- **EXERCISE PROMPT**:
All lines below must be repeated exactly, with the pictures omitted.

- **DATA SEGMENT**:

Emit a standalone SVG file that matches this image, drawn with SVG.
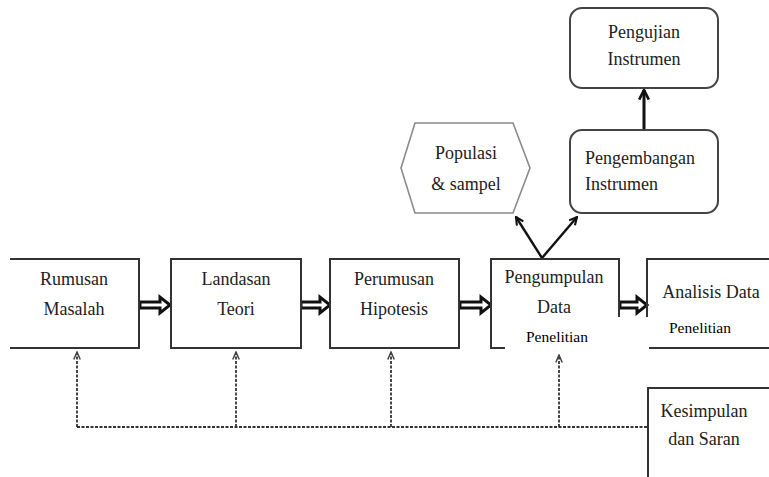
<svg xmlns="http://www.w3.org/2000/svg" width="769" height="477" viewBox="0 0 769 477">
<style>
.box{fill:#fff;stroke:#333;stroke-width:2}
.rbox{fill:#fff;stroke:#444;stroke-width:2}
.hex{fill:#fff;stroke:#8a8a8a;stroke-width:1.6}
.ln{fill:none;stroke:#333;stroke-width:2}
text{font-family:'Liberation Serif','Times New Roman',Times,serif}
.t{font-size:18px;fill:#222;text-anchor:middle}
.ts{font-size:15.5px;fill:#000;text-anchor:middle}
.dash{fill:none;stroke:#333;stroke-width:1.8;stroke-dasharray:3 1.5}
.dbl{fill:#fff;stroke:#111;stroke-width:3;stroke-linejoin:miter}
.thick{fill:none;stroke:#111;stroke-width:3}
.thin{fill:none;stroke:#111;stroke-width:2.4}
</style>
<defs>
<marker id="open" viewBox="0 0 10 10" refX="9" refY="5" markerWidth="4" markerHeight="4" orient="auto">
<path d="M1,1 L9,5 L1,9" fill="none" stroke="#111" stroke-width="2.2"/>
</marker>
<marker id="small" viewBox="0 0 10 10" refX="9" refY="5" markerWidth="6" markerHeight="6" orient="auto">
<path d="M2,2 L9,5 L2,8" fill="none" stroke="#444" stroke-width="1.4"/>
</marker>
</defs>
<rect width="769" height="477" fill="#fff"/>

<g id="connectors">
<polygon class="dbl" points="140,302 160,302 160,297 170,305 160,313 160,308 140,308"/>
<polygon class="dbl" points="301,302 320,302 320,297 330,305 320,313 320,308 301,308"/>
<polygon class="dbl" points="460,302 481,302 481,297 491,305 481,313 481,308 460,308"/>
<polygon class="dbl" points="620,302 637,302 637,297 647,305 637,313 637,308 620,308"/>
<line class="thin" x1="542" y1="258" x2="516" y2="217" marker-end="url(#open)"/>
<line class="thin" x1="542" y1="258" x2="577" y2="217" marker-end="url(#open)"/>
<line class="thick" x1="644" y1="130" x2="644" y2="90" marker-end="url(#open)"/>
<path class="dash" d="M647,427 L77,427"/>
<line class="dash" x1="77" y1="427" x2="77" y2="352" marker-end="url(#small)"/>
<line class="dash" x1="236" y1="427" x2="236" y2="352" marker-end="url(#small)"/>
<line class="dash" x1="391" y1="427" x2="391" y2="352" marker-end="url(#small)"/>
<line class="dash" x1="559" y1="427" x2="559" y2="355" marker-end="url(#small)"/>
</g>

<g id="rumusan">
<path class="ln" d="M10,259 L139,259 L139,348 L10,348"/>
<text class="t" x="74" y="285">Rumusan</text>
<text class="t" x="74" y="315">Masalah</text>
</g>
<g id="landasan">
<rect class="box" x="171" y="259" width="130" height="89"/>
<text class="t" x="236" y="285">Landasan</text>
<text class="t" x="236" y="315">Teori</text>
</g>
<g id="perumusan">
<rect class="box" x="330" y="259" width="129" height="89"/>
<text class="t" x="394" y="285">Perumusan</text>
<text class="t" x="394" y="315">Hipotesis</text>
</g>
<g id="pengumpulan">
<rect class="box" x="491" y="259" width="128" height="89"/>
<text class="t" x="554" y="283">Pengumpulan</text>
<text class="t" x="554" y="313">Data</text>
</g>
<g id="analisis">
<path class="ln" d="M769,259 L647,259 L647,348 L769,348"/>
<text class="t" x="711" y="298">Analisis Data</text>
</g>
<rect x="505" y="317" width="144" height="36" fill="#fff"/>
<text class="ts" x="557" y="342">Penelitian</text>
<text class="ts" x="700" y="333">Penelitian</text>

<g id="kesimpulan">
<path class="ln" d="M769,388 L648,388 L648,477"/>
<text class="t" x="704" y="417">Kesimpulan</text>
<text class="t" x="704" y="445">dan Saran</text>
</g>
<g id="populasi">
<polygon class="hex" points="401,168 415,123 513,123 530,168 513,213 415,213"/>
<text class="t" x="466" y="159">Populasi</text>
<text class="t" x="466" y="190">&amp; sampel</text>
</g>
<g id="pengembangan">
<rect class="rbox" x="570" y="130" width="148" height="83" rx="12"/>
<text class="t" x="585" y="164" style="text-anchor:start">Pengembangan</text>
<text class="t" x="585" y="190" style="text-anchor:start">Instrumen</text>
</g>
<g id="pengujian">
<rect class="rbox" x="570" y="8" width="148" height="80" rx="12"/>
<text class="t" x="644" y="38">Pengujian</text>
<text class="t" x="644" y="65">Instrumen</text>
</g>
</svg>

- **WRITTEN REPLY**:
Emit a standalone SVG file that matches this image, drawn with SVG.
<svg xmlns="http://www.w3.org/2000/svg" width="769" height="477" viewBox="0 0 769 477">
<style>
.box{fill:#fff;stroke:#333;stroke-width:2}
.rbox{fill:#fff;stroke:#444;stroke-width:2}
.hex{fill:#fff;stroke:#8a8a8a;stroke-width:1.6}
.ln{fill:none;stroke:#333;stroke-width:2}
text{font-family:'Liberation Serif','Times New Roman',Times,serif}
.t{font-size:18px;fill:#222;text-anchor:middle}
.ts{font-size:15.5px;fill:#000;text-anchor:middle}
.dash{fill:none;stroke:#333;stroke-width:1.8;stroke-dasharray:3 1.5}
.dbl{fill:#fff;stroke:#111;stroke-width:3;stroke-linejoin:miter}
.thick{fill:none;stroke:#111;stroke-width:3}
.thin{fill:none;stroke:#111;stroke-width:2.4}
</style>
<defs>
<marker id="open" viewBox="0 0 10 10" refX="9" refY="5" markerWidth="4" markerHeight="4" orient="auto">
<path d="M1,1 L9,5 L1,9" fill="none" stroke="#111" stroke-width="2.2"/>
</marker>
<marker id="small" viewBox="0 0 10 10" refX="9" refY="5" markerWidth="6" markerHeight="6" orient="auto">
<path d="M2,2 L9,5 L2,8" fill="none" stroke="#444" stroke-width="1.4"/>
</marker>
</defs>
<rect width="769" height="477" fill="#fff"/>

<g id="connectors">
<polygon class="dbl" points="140,302 160,302 160,297 170,305 160,313 160,308 140,308"/>
<polygon class="dbl" points="301,302 320,302 320,297 330,305 320,313 320,308 301,308"/>
<polygon class="dbl" points="460,302 481,302 481,297 491,305 481,313 481,308 460,308"/>
<polygon class="dbl" points="620,302 637,302 637,297 647,305 637,313 637,308 620,308"/>
<line class="thin" x1="542" y1="258" x2="516" y2="217" marker-end="url(#open)"/>
<line class="thin" x1="542" y1="258" x2="577" y2="217" marker-end="url(#open)"/>
<line class="thick" x1="644" y1="130" x2="644" y2="90" marker-end="url(#open)"/>
<path class="dash" d="M647,427 L77,427"/>
<line class="dash" x1="77" y1="427" x2="77" y2="352" marker-end="url(#small)"/>
<line class="dash" x1="236" y1="427" x2="236" y2="352" marker-end="url(#small)"/>
<line class="dash" x1="391" y1="427" x2="391" y2="352" marker-end="url(#small)"/>
<line class="dash" x1="559" y1="427" x2="559" y2="355" marker-end="url(#small)"/>
</g>

<g id="rumusan">
<path class="ln" d="M10,259 L139,259 L139,348 L10,348"/>
<text class="t" x="74" y="285">Rumusan</text>
<text class="t" x="74" y="315">Masalah</text>
</g>
<g id="landasan">
<rect class="box" x="171" y="259" width="130" height="89"/>
<text class="t" x="236" y="285">Landasan</text>
<text class="t" x="236" y="315">Teori</text>
</g>
<g id="perumusan">
<rect class="box" x="330" y="259" width="129" height="89"/>
<text class="t" x="394" y="285">Perumusan</text>
<text class="t" x="394" y="315">Hipotesis</text>
</g>
<g id="pengumpulan">
<rect class="box" x="491" y="259" width="128" height="89"/>
<text class="t" x="554" y="283">Pengumpulan</text>
<text class="t" x="554" y="313">Data</text>
</g>
<g id="analisis">
<path class="ln" d="M769,259 L647,259 L647,348 L769,348"/>
<text class="t" x="711" y="298">Analisis Data</text>
</g>
<rect x="505" y="317" width="144" height="36" fill="#fff"/>
<text class="ts" x="557" y="342">Penelitian</text>
<text class="ts" x="700" y="333">Penelitian</text>

<g id="kesimpulan">
<path class="ln" d="M769,388 L648,388 L648,477"/>
<text class="t" x="704" y="417">Kesimpulan</text>
<text class="t" x="704" y="445">dan Saran</text>
</g>
<g id="populasi">
<polygon class="hex" points="401,168 415,123 513,123 530,168 513,213 415,213"/>
<text class="t" x="466" y="159">Populasi</text>
<text class="t" x="466" y="190">&amp; sampel</text>
</g>
<g id="pengembangan">
<rect class="rbox" x="570" y="130" width="148" height="83" rx="12"/>
<text class="t" x="585" y="164" style="text-anchor:start">Pengembangan</text>
<text class="t" x="585" y="190" style="text-anchor:start">Instrumen</text>
</g>
<g id="pengujian">
<rect class="rbox" x="570" y="8" width="148" height="80" rx="12"/>
<text class="t" x="644" y="38">Pengujian</text>
<text class="t" x="644" y="65">Instrumen</text>
</g>
</svg>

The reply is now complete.